Duruşmanın bir bölümünü CHP Grup Başkanvekili Emine Ülker Tarhan, Genel Başkan Yardımcıları Sezgin Tanrıkulu ve Gökhan Günaydın, Tunceli Milletvekili Hüseyin Aygün, Mersin Milletvekili İsa Gök, İstanbul Milletvekilleri Binnaz Toprak, Umut Oran, Melda Onur, Mahmut Tanal ve Süleyman Çelebi, İzmir Milletvekili Rıza Türmen, Sivas Milletvekili Malik Ecder Özdemir, Hatay Milletvekili Refik Eryılmaz, Artvin Milletvekili Uğur Bayraktutan, BDP Mersin Milletvekili Ertuğrul Kürkcü, ÖDP Genel Başkanı Alper Taş ve TKP Genel Başkanı Erkan Baş da izledi.

Mahkemenin kararının ardından sanıklara destek için adliye dışında gün boyu bekleyen grup, sevinç gösterilerinde bulundu. Adliyeden, Sakarya Meydanına yürüyen grup, ellerinde tahliye olan arkadaşlarının posterlerini taşıdı.

Çeşitli örgütlerin temsilcilerince yapılan basın açıklamasının ardından, gruptan bazı kişiler tahliyelerine karar verilen arkadaşlarını karşılamak için otobüsle Sincan Cezaevine hareket etti.

31 Mayıs'ta Ne Olmuştu?

31 Mayıs'ta Başbakan Recep Tayyip Erdoğan seçim mitingi için her zamanki gibi Artvin merkezi değil, bu kez Hopa'yı seçmişti.
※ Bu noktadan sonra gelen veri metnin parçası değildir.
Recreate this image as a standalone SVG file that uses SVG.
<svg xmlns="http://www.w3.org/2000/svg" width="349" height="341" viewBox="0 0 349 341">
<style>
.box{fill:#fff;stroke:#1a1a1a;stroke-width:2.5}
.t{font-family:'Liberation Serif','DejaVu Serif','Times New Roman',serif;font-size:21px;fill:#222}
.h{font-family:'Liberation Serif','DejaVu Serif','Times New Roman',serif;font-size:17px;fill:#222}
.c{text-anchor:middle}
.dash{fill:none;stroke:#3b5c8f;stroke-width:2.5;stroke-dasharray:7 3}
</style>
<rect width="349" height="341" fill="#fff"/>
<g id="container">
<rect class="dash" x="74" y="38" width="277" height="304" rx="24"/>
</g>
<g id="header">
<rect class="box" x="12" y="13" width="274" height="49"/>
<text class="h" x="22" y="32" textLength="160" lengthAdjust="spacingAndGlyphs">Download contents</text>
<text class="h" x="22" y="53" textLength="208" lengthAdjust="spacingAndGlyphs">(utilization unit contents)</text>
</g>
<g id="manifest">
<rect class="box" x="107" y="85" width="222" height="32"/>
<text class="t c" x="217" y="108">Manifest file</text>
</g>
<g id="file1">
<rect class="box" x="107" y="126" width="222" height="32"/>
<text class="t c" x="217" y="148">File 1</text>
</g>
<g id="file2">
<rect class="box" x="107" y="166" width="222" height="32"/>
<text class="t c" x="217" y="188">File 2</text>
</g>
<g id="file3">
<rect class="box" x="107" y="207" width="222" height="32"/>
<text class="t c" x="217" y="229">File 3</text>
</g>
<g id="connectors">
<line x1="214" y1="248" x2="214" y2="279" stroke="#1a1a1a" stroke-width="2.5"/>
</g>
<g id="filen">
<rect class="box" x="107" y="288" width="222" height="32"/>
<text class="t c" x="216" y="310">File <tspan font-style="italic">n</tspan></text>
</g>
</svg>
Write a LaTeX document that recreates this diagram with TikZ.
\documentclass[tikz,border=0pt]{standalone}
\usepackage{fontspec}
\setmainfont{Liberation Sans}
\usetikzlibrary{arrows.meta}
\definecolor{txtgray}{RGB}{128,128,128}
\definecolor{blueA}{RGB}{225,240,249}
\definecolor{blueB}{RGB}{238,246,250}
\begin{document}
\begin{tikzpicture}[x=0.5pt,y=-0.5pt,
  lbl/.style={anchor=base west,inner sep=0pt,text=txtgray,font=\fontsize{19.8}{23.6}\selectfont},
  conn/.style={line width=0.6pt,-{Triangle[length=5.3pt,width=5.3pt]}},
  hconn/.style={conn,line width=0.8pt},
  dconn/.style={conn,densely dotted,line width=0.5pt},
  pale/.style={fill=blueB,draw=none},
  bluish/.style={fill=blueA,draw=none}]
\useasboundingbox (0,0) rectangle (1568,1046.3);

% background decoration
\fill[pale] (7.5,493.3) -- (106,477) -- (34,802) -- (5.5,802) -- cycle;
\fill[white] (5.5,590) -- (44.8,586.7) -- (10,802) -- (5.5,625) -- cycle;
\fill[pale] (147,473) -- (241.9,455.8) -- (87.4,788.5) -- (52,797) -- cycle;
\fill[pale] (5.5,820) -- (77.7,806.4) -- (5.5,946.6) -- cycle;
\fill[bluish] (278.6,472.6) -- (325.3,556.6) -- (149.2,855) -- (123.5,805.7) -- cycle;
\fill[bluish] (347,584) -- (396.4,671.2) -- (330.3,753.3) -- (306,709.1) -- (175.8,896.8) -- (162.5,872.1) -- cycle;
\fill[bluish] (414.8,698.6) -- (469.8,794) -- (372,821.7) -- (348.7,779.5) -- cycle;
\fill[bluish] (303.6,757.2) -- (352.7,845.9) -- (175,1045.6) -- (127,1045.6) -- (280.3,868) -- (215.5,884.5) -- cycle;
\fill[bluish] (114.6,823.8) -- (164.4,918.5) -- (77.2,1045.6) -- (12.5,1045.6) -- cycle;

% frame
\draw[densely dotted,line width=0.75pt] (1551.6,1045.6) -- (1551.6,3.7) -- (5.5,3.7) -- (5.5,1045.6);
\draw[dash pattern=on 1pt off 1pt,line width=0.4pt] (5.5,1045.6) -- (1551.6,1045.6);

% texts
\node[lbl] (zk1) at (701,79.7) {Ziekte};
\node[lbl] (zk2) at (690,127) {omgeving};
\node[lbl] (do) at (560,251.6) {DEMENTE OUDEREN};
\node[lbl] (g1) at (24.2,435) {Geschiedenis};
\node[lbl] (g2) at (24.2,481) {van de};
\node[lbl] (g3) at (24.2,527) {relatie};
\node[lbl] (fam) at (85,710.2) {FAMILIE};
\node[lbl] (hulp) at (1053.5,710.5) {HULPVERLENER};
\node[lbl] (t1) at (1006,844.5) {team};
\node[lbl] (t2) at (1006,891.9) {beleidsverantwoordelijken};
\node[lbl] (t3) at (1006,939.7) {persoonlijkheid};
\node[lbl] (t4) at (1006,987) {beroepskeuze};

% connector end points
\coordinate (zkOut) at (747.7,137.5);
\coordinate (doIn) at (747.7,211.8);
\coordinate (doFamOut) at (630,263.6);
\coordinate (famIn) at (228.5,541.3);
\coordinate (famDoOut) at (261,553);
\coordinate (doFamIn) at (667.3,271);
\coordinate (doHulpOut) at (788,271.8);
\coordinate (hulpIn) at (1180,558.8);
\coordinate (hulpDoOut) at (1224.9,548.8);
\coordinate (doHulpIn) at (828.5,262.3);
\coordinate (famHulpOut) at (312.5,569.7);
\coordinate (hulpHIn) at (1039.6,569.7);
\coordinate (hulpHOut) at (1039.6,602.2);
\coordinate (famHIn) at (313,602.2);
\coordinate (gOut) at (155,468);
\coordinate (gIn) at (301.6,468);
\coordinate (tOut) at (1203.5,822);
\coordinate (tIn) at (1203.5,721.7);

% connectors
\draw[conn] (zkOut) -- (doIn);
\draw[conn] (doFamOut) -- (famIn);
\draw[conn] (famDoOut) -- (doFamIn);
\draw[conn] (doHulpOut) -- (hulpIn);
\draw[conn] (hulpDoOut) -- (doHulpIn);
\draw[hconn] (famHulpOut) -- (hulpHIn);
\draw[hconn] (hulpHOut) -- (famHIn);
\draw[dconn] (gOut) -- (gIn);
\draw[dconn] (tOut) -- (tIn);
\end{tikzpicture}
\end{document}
Hopa halkı, mitingin yapılacağı yerle arasından "duble yol" geçen bir mesafede HES'leri ve çaydaki sömürüyü protesto etmek için toplanmış ve binalara pankartlarını asmıştı. Ancak polis buna imkan vermeyerek halkı dağıtmak için cop ve biber gazı kullandı. Gaz bulutu içinde emekli öğretmen Metin Lokumcu kalp krizi geçirerek hayatını kaybetti. Hopa'daki olayların ardından Tayyip Erdoğan Trabzon'da aynı gün yaptığı mitingde, protestoda bulunan Hopa halkına "eşkıyalar" dedi.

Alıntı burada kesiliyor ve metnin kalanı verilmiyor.